The rumour-mill continued to spew confounding logic. One of which was that the minister, Alhaji Lai Mohammed, confided in some close associates that Mr. Tar Ukor’s name was not part of the list he sent to President Muhammed Buhari for approval into the parastatal. On equal strength, we heard former President Olusegun Obasanjo was the one who recommended Mr. Tar Ukor to the Presidency for the slot. Even if these rumour were true, it was obvious that the industry players had become tired of complaining or protesting against government appointees into this office with the way stakeholders got disinterested in ordinary discussion concerning the appointment. Even if it is to abuse, non-came forth. Except “hun, ha, oh…” So, who put Tar Ukor’s name on the list?
Obviously, this is not about the question above! It’s about the seeming uncertainty that pervades the usage of the establishment and the knack of government appointees to not always fit the stakeholders’ expectations from time immemorial. Is it possible that the government is operating on the basis that the National Theatre is a cultural events venue and rightly so?

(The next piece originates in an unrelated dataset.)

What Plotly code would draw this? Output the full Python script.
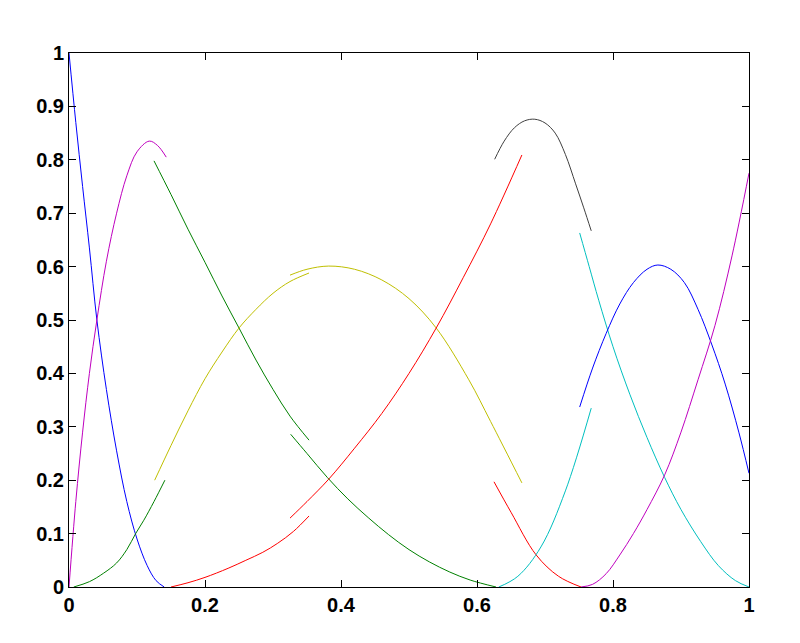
import plotly.graph_objects as go

# each curve piece: x values, y values
blue1_x = [0, 0.01, 0.02, 0.03, 0.041, 0.055, 0.07, 0.085, 0.1, 0.115, 0.128, 0.14]
blue1_y = [1, 0.87, 0.75, 0.635, 0.5, 0.37, 0.255, 0.16, 0.09, 0.04, 0.012, 0]

mag1_x = [0, 0.01, 0.02, 0.03, 0.041, 0.055, 0.07, 0.085, 0.1, 0.118, 0.13, 0.143]
mag1_y = [0, 0.16, 0.29, 0.4, 0.5, 0.61, 0.7, 0.77, 0.815, 0.835, 0.827, 0.805]

green1_x = [0.007, 0.03, 0.051, 0.07, 0.085, 0.098, 0.11, 0.125, 0.141]
green1_y = [0, 0.01, 0.026, 0.045, 0.07, 0.1, 0.125, 0.16, 0.2]

green2_x = [0.125, 0.15, 0.175, 0.2, 0.225, 0.25, 0.275, 0.3, 0.325, 0.353]
green2_y = [0.798, 0.735, 0.67, 0.608, 0.545, 0.485, 0.425, 0.37, 0.32, 0.275]

green3_x = [0.326, 0.35, 0.38, 0.41, 0.44, 0.47, 0.5, 0.53, 0.56, 0.59, 0.628]
green3_y = [0.286, 0.25, 0.205, 0.165, 0.13, 0.098, 0.07, 0.047, 0.028, 0.013, 0]

yel1_x = [0.126, 0.15, 0.175, 0.2, 0.225, 0.25, 0.275, 0.3, 0.325, 0.353]
yel1_y = [0.2, 0.265, 0.33, 0.39, 0.44, 0.485, 0.52, 0.55, 0.572, 0.588]

yel2_x = [0.325, 0.35, 0.382, 0.42, 0.46, 0.5, 0.54, 0.588, 0.62, 0.666]
yel2_y = [0.584, 0.595, 0.601, 0.595, 0.575, 0.54, 0.485, 0.388, 0.31, 0.195]

red1_x = [0.15, 0.175, 0.2, 0.234, 0.26, 0.285, 0.307, 0.33, 0.353]
red1_y = [0, 0.008, 0.018, 0.035, 0.05, 0.065, 0.082, 0.104, 0.133]

red2_x = [0.325, 0.35, 0.382, 0.42, 0.46, 0.5, 0.54, 0.58, 0.62, 0.666]
red2_y = [0.129, 0.16, 0.202, 0.26, 0.325, 0.4, 0.485, 0.58, 0.68, 0.809]

red3_x = [0.625, 0.65, 0.687, 0.72, 0.753]
red3_y = [0.197, 0.14, 0.06, 0.02, 0]

cyan1_x = [0.632, 0.66, 0.694, 0.73, 0.768]
cyan1_y = [0, 0.02, 0.075, 0.18, 0.335]

gray_x = [0.626, 0.64, 0.655, 0.67, 0.685, 0.7, 0.715, 0.73, 0.745, 0.757, 0.768]
gray_y = [0.801, 0.835, 0.86, 0.873, 0.876, 0.869, 0.85, 0.81, 0.755, 0.71, 0.667]

cyan2_x = [0.751, 0.765, 0.779, 0.8, 0.825, 0.85, 0.876, 0.9, 0.929, 0.955, 0.98, 1]
cyan2_y = [0.663, 0.6, 0.537, 0.45, 0.36, 0.28, 0.205, 0.145, 0.085, 0.04, 0.012, 0]

blue2_x = [0.751, 0.77, 0.79, 0.81, 0.83, 0.85, 0.866, 0.885, 0.905, 0.925, 0.945, 0.965, 0.985, 1]
blue2_y = [0.337, 0.41, 0.475, 0.53, 0.57, 0.595, 0.603, 0.595, 0.57, 0.52, 0.455, 0.38, 0.29, 0.213]

mag2_x = [0.753, 0.77, 0.79, 0.81, 0.83, 0.85, 0.876, 0.9, 0.925, 0.95, 0.975, 1]
mag2_y = [0, 0.005, 0.025, 0.06, 0.1, 0.145, 0.21, 0.29, 0.388, 0.49, 0.62, 0.775]

xtick_vals = [0, 0.2, 0.4, 0.6, 0.8, 1]
xtick_text = ["0", "0.2", "0.4", "0.6", "0.8", "1"]
ytick_vals = [0, 0.1, 0.2, 0.3, 0.4, 0.5, 0.6, 0.7, 0.8, 0.9, 1]
ytick_text = ["0", "0.1", "0.2", "0.3", "0.4", "0.5", "0.6", "0.7", "0.8", "0.9", "1"]

# old matlab colour order
pieces = [
    (blue1_x, blue1_y, "#0000FF"),
    (mag1_x, mag1_y, "#BF00BF"),
    (green1_x, green1_y, "#008000"),
    (green2_x, green2_y, "#008000"),
    (green3_x, green3_y, "#008000"),
    (yel1_x, yel1_y, "#BFBF00"),
    (yel2_x, yel2_y, "#BFBF00"),
    (red1_x, red1_y, "#FF0000"),
    (red2_x, red2_y, "#FF0000"),
    (red3_x, red3_y, "#FF0000"),
    (cyan1_x, cyan1_y, "#00BFBF"),
    (gray_x, gray_y, "#404040"),
    (cyan2_x, cyan2_y, "#00BFBF"),
    (blue2_x, blue2_y, "#0000FF"),
    (mag2_x, mag2_y, "#BF00BF"),
]

fig = go.Figure()
for xs, ys, col in pieces:
    fig.add_trace(go.Scatter(x=xs, y=ys, mode="lines",
                             line=dict(color=col, width=1, shape="spline", smoothing=1),
                             showlegend=False, hoverinfo="skip"))

axis_style = dict(
    showgrid=False, zeroline=False, showline=True, linecolor="black", linewidth=1,
    mirror="ticks", ticks="inside", ticklen=7, tickcolor="black",
    tickfont=dict(family="Liberation Sans, Arial", size=20, color="black", weight="bold"),
)

# page body has an 8px margin, so the figure is a bit smaller than the window
fig.update_layout(
    width=792, height=635,
    margin=dict(l=61, r=51, t=45, b=56),
    paper_bgcolor="white", plot_bgcolor="white",
    xaxis=dict(range=[0, 1], tickvals=xtick_vals, ticktext=xtick_text, **axis_style),
    yaxis=dict(range=[0, 1], tickvals=ytick_vals, ticktext=ytick_text, **axis_style),
)

fig.write_html("out.html")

And the stakeholders’ agitations over the years are based on the assumption that the venue is an Arts Theatre? If these questions suffice, then the government and the stakeholders need to do a roundtable conference, and commonly agree on what purpose the building is meant to serve beyond the original reason it was established for the great Festival of Arts and Culture – FESTAC in 1977. That way, the industry players will stop denigrating the government they are meant to work with for better result, both for the industry workers and Nigeria at large.